Wednesday 18 April 2012

Del Amitri

Now let’s get this straight. I love the songs of Del Amitri but I couldn’t tell you much about the band. I know that they hail from Scotland and that the lead singer is Justin Currie. They may have split up they may still be together, I don’t know and I don’t care. I couldn’t use them as my specialist subject on Mastermind, I will leave that to others. What I do know is that I love their songs.

Now I’ve had time to think about this. Other bands that I loved in my youth I tired of, Transvision Vamp is a good example, the lead singer Wendy James was deeply deeply hot and her bubblegum punk was catchy but grated after a couple of years. Del Amitri rose to prominence with their second album* “Waking Hours” which contained the monster hit “Nothing Ever Happens”.



Now like TV this spoke to teenage me. But whereas Wendy James excited with her threats that she would beat up another girl for me Del Amitri did something else, they introduced me to existential angst. This song celebrated the futility of existence, the dull repetition of life and as such was oddly joyous and new. I was studying TS Eliot at the time and made connections between poor old Prufrock measuring his days in coffee spoons and the needle returning to the start of the song in Currie’s classic.


Alfred Gough reads TS Eliot's "Lovesong of J.Alfred Prufrock".

They introduced me to songs of break-ups, unrequited love, men desperately clinging to fracturing relationships all shot through with a real sense of place, this is a grey world of rain, broken buildings, traffic jams and grotty nightclubs. The songs were compelling, evocative and most crucially; utterly cathartic.

This Side Of The Morning

Good break up songs cleanse the listener for a variety of different reasons. They provide a fantasy in which the worst can be played out…
“They say that it’s better to have loved than lost than never to have loved at all
But if you sit back and count the cost of all those losses there’s no profit at all.”
You're Gone – Waking Hours

You're Gone


They leave you feeling better that this has happened to Justin Currie, who like some Scottish Tragic hero goes through all of this shite so that you don’t have to.
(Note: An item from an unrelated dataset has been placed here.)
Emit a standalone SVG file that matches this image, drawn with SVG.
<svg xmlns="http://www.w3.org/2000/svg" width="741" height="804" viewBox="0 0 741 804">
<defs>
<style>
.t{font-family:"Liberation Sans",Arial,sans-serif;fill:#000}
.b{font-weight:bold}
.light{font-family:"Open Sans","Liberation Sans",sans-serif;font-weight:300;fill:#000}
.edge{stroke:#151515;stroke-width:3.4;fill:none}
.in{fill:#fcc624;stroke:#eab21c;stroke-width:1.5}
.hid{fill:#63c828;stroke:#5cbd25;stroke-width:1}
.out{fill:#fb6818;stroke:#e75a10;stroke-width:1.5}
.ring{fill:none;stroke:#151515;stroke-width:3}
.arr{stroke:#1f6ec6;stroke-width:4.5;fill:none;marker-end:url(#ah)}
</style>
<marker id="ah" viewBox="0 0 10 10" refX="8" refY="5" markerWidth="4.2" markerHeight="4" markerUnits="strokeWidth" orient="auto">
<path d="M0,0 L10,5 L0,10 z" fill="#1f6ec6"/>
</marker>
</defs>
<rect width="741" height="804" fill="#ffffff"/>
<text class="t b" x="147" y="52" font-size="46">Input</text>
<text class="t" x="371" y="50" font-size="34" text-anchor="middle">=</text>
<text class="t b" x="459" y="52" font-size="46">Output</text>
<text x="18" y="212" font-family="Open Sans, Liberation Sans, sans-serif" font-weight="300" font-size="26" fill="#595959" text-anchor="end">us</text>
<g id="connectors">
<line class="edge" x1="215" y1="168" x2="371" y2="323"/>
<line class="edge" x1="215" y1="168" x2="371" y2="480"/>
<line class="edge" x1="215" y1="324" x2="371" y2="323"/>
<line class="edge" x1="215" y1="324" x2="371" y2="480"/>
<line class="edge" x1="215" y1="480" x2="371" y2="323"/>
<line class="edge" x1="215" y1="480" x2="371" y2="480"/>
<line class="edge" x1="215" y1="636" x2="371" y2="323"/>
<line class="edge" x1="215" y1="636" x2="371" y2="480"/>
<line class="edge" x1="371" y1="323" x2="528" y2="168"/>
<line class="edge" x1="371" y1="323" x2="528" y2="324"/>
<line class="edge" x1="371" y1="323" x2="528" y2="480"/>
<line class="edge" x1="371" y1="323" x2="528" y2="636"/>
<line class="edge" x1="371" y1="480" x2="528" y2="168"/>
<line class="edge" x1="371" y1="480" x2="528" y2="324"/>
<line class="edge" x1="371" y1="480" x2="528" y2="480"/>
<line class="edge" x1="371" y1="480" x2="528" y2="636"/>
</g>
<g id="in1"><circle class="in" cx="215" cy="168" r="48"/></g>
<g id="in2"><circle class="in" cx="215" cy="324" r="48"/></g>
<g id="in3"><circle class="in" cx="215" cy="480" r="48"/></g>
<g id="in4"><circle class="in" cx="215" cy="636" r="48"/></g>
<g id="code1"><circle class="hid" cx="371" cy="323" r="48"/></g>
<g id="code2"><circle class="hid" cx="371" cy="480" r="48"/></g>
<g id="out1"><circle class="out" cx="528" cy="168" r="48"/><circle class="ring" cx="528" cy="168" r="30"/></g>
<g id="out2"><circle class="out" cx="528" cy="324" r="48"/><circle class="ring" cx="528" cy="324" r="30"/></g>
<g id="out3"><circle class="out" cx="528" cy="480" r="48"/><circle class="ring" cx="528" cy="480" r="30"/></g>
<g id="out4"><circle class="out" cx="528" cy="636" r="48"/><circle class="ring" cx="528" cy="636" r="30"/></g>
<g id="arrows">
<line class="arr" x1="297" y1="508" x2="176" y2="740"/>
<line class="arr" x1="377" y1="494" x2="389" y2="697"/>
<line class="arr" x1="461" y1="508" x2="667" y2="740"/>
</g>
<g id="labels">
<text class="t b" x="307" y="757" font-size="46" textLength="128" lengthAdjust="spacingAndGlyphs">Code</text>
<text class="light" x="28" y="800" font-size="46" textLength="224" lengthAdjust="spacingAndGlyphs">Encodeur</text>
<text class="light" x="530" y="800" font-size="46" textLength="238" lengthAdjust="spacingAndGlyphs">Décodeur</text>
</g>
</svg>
They make you appreciate what you have, or for a youngster make you aim for something better,  as these songs often go through the mistakes that lead to the break up.
But what makes me keep coming back to them? I tried to listen to a Transvision Vamp** album some time ago and couldn’t sit through it, I am not the person I once was. I do not have these concerns anymore, but I still like Del Amitri. Why?

Is it the music?
Yes.

Is it the earnest and heartfelt writing?
"Like everyone else will do, I'm gonna lie to you / Tell you that life is cruel, but some day you're gonna wake up / With sleep instead of teardrops in your eyes" – what other band writes about grief in such a beautiful way?
So… Yes.




Is it the voice?
Yes.

So. I am not ashamed.  Del Amitri are quite simply MY FAVOURITE BAND.
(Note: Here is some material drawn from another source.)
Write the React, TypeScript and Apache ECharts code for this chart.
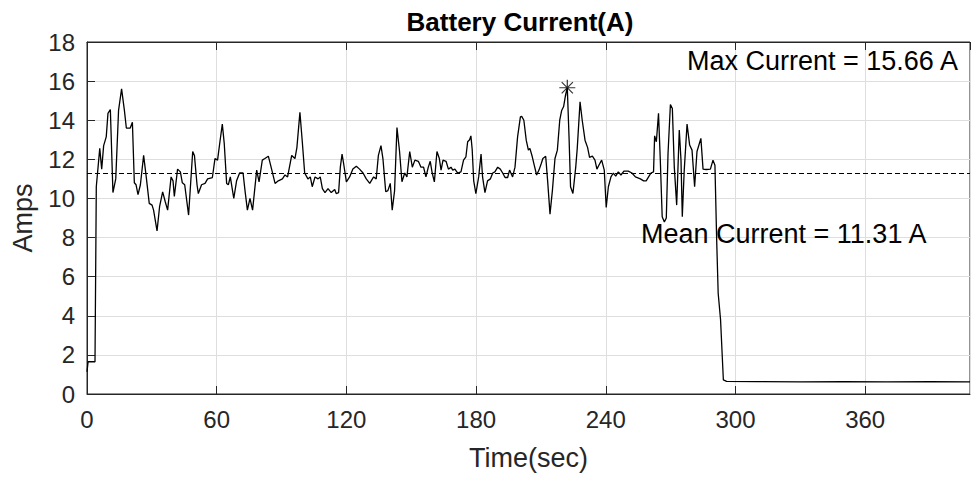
import React, { useEffect, useRef } from "react";
import * as echarts from "echarts";

const timeSec = [
  0, 0.5, 3.7, 4.3, 5.9, 6.8, 7.7, 8.9, 9.7, 10.8, 11.1, 12.0, 13.3, 14.6, 16.0, 17.3, 18.2, 20.0, 21.0, 21.9,
  22.7, 23.6, 24.7, 26.2, 27.4, 28.8, 30.1, 30.8, 32.4, 33.6, 35.0, 36.2, 37.3, 38.9, 39.8, 40.4, 41.9, 43.2, 44.1, 45.2,
  47.0, 48.9, 49.7, 50.9, 51.5, 53.0, 54.6, 55.8, 58.0, 59.2, 60.4, 61.5, 62.6, 63.5, 64.6, 65.4, 66.3, 67.9, 69.2, 70.6,
  72.2, 73.1, 74.2, 75.4, 76.6, 78.5, 79.6, 81.1, 82.3, 83.9, 85.4, 87.0, 88.5, 90.4, 91.6, 92.8, 94.7, 96.2, 97.1, 98.5,
  99.6, 100.7, 102.2, 103.3, 104.2, 105.5, 106.9, 107.9, 108.9, 110.1, 111.5, 113.0, 114.6, 115.3, 116.4, 117.2, 118.0, 118.7, 120.0, 121.5,
  123.0, 124.6, 126.1, 127.7, 129.2, 130.8, 132.6, 133.8, 134.8, 136.0, 136.9, 138.2, 139.2, 140.3, 141.2, 142.3, 143.4, 144.6, 145.7, 147.0,
  148.0, 149.3, 150.5, 151.7, 153.3, 154.5, 155.7, 156.8, 157.9, 158.8, 159.7, 160.7, 161.9, 163.0, 163.8, 164.7, 166.1, 167.2, 168.4, 169.2,
  170.2, 171.5, 173.0, 174.2, 175.3, 176.1, 177.0, 177.6, 178.2, 178.9, 179.9, 181.2, 182.3, 183.0, 184.1, 185.3, 186.6, 187.7, 188.7, 190.0,
  191.2, 192.3, 193.4, 194.6, 195.5, 196.9, 198.0, 199.2, 200.5, 201.1, 202.1, 203.2, 204.2, 204.9, 206.0, 206.9, 208.0, 209.1, 210.2, 210.9,
  212.2, 213.1, 214.2, 215.3, 216.5, 217.6, 218.7, 219.6, 220.5, 221.4, 222.2, 223.0, 223.7, 224.8, 226.1, 226.8, 228.1, 229.1, 230.4, 231.6,
  232.5, 233.8, 235.0, 235.9, 236.8, 238.1, 239.3, 240.2, 241.2, 242.4, 243.5, 244.6, 245.8, 247.0, 248.4, 250.4, 252.1, 253.7, 256.0, 257.5,
  258.7, 259.8, 260.9, 262.1, 262.6, 263.4, 264.4, 265.2, 266.1, 267.1, 268.0, 268.8, 269.9, 270.8, 271.7, 272.8, 273.2, 274.0, 274.8, 275.4,
  276.3, 277.6, 278.8, 279.9, 281.1, 282.2, 284.0, 285.0, 286.5, 288.4, 289.6, 290.5, 291.3, 292.0, 293.1, 294.4, 295.9, 310, 330, 350,
  370, 390, 408.5,
];

const currentA = [
  1.14, 1.65, 1.65, 10.6, 12.56, 11.5, 12.7, 13.15, 14.35, 14.55, 13.5, 10.3, 11.0, 14.5, 15.6, 14.5, 13.6, 13.6, 13.9, 10.8,
  10.7, 10.2, 10.7, 12.2, 11.1, 9.75, 9.66, 9.4, 8.34, 9.6, 10.34, 9.83, 9.4, 11.1, 10.9, 10.1, 11.5, 11.36, 10.8, 10.7,
  9.15, 12.4, 12.2, 10.7, 10.25, 10.7, 10.77, 11.0, 11.07, 12.04, 11.96, 12.9, 13.8, 12.8, 10.77, 10.7, 11.1, 10.0, 10.9, 11.3,
  11.3, 10.4, 9.4, 10.0, 9.4, 11.45, 10.85, 11.96, 12.04, 12.16, 11.5, 10.77, 10.9, 11.0, 11.2, 11.1, 12.2, 12.04, 12.6, 14.4,
  12.9, 11.3, 11.0, 11.1, 10.6, 11.1, 11.0, 11.1, 10.5, 10.3, 10.5, 10.3, 10.46, 10.25, 10.3, 11.6, 12.27, 11.8, 10.85, 11.1,
  11.5, 11.65, 11.5, 11.3, 11.0, 10.77, 11.1, 11.0, 12.2, 12.7, 12.04, 10.34, 10.4, 10.77, 9.4, 10.4, 13.63, 12.4, 10.85, 11.3,
  11.1, 12.4, 11.6, 11.96, 11.9, 11.6, 11.6, 11.1, 11.6, 11.9, 11.3, 10.85, 12.4, 12.04, 11.45, 11.96, 11.9, 11.5, 11.6, 11.45,
  11.5, 11.3, 11.36, 11.96, 12.13, 12.9, 13.0, 13.2, 12.5, 10.9, 10.25, 11.1, 12.27, 11.1, 10.3, 10.9, 11.0, 11.3, 11.36, 11.6,
  11.5, 11.3, 11.07, 11.07, 11.45, 11.1, 11.6, 13.15, 14.17, 14.2, 14.0, 12.98, 12.47, 12.56, 12.13, 11.7, 11.2, 11.45, 11.8, 12.04,
  12.16, 10.9, 9.2, 10.4, 12.04, 12.47, 14.0, 14.5, 14.7, 15.3, 15.66, 13.15, 10.6, 10.25, 11.6, 12.56, 14.94, 14.0, 12.98, 12.6,
  12.1, 12.16, 11.96, 11.5, 11.7, 11.96, 11.45, 9.54, 10.6, 11.1, 11.3, 11.14, 11.36, 11.2, 11.4, 11.4, 11.3, 11.1, 11.0, 10.9,
  10.9, 11.1, 11.3, 11.36, 13.2, 12.9, 14.35, 12.04, 9.06, 8.8, 9.0, 12.3, 14.8, 14.6, 11.6, 9.66, 10.9, 13.5, 11.96, 9.06,
  11.45, 13.8, 12.73, 12.47, 10.6, 12.4, 13.07, 11.5, 11.48, 11.5, 11.96, 11.7, 7.9, 5.15, 3.8, 0.72, 0.65, 0.63, 0.62, 0.63,
  0.62, 0.63, 0.62,
];

const meanCurrent = 11.31;
const maxCurrent = 15.66;
const maxTime = 222.2;
const xMin = 0;
const xMax = 408.5;
const xStep = 60;
const yMin = 0;
const yMax = 18;
const yStep = 2;

const titleText = "Battery Current(A)";
const xName = "Time(sec)";
const yName = "Amps";
const maxLabel = `Max Current = ${maxCurrent.toFixed(2)} A`;
const meanLabel = `Mean Current = ${meanCurrent.toFixed(2)} A`;

const FONT = "'Liberation Sans', Arial, Helvetica, sans-serif";
const AX = "#262626";

export default function App() {
  const ref = useRef<HTMLDivElement>(null);
  useEffect(() => {
    if (!ref.current) return;
    const chart = echarts.init(ref.current, undefined, { renderer: "svg" });
    const lineData = timeSec.map((t, i) => [t, currentA[i]]);
    const star = "path://M10 0 L10 20 M0 10 L20 10 M3 3 L17 17 M17 3 L3 17";
    chart.setOption({
      animation: false,
      backgroundColor: "#ffffff",
      grid: {
        left: 87,
        top: 42,
        right: 2,
        bottom: 85,
        show: true,
        borderColor: AX,
        borderWidth: 1,
        backgroundColor: "transparent",
      },
      xAxis: [
        {
          type: "value",
          min: xMin,
          max: xMax,
          interval: xStep,
          position: "bottom",
          name: xName,
          nameLocation: "middle",
          nameGap: 50,
          nameTextStyle: { fontFamily: FONT, fontSize: 27, color: AX },
          axisLine: { show: true, lineStyle: { color: AX, width: 1 } },
          axisTick: { show: true, inside: true, length: 8, lineStyle: { color: AX } },
          axisLabel: { fontFamily: FONT, fontSize: 24, color: AX, margin: 13, showMaxLabel: false },
          splitLine: { show: true, lineStyle: { color: "#dedede", width: 1 } },
        },
        {
          type: "value",
          min: xMin,
          max: xMax,
          interval: xStep,
          position: "top",
          axisLine: { show: true, lineStyle: { color: AX, width: 1 } },
          axisTick: { show: true, inside: true, length: 8, lineStyle: { color: AX } },
          axisLabel: { show: false },
          splitLine: { show: false },
        },
      ],
      yAxis: {
        type: "value",
        min: yMin,
        max: yMax,
        interval: yStep,
        axisLine: { show: true, lineStyle: { color: AX, width: 1 } },
        axisTick: { show: true, inside: true, length: 8, lineStyle: { color: AX } },
        axisLabel: { fontFamily: FONT, fontSize: 24, color: AX, margin: 12 },
        splitLine: { show: true, lineStyle: { color: "#dedede", width: 1 } },
      },
      graphic: [
        {
          type: "text",
          x: 520,
          y: 22,
          style: {
            text: titleText,
            fontFamily: FONT,
            fontSize: 26,
            fontWeight: "bold",
            fill: "#000",
            textAlign: "center",
            textVerticalAlign: "middle",
          },
        },
        {
          type: "text",
          x: 23,
          y: 218,
          rotation: Math.PI / 2,
          style: {
            text: yName,
            fontFamily: FONT,
            fontSize: 27,
            fill: AX,
            textAlign: "center",
            textVerticalAlign: "middle",
          },
        },
        {
          type: "text",
          x: 687,
          y: 61,
          z: 10,
          style: {
            text: maxLabel,
            fontFamily: FONT,
            fontSize: 27,
            fill: "#000",
            textAlign: "left",
            textVerticalAlign: "middle",
          },
        },
        {
          type: "text",
          x: 641,
          y: 234,
          z: 10,
          style: {
            text: meanLabel,
            fontFamily: FONT,
            fontSize: 27,
            fill: "#000",
            textAlign: "left",
            textVerticalAlign: "middle",
          },
        },
      ],
      series: [
        {
          type: "line",
          data: lineData,
          showSymbol: false,
          symbol: "none",
          lineStyle: { color: "#000", width: 1.3 },
          markLine: {
            silent: true,
            symbol: "none",
            label: { show: false },
            lineStyle: { color: "#000", type: [5, 3], width: 1 },
            data: [{ yAxis: meanCurrent }],
          },
        },
        {
          type: "scatter",
          data: [[maxTime, maxCurrent]],
          symbol: star,
          symbolSize: 16,
          itemStyle: { color: "none", borderColor: "#000", borderWidth: 1.2 },
          z: 5,
        },
      ],
    });
    return () => chart.dispose();
  }, []);
  return (
    <div
      ref={ref}
      style={{ position: "fixed", left: 0, top: 0, width: 972, height: 479, background: "#fff" }}
    />
  );
}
I have some other favourites but let's not muddy the waters with them yet...


















*For those of you who thought this was their first album don’t get excited, their first “Del Amitri” is a band finding their feet and sound and is quite frankly unlistenable.

**Although I could listen to this all day.

1 comment:

  1. Love it, if I wasn't at work I would go home straight away and dig out the CD. Any more right on this and you'd be Mussolini.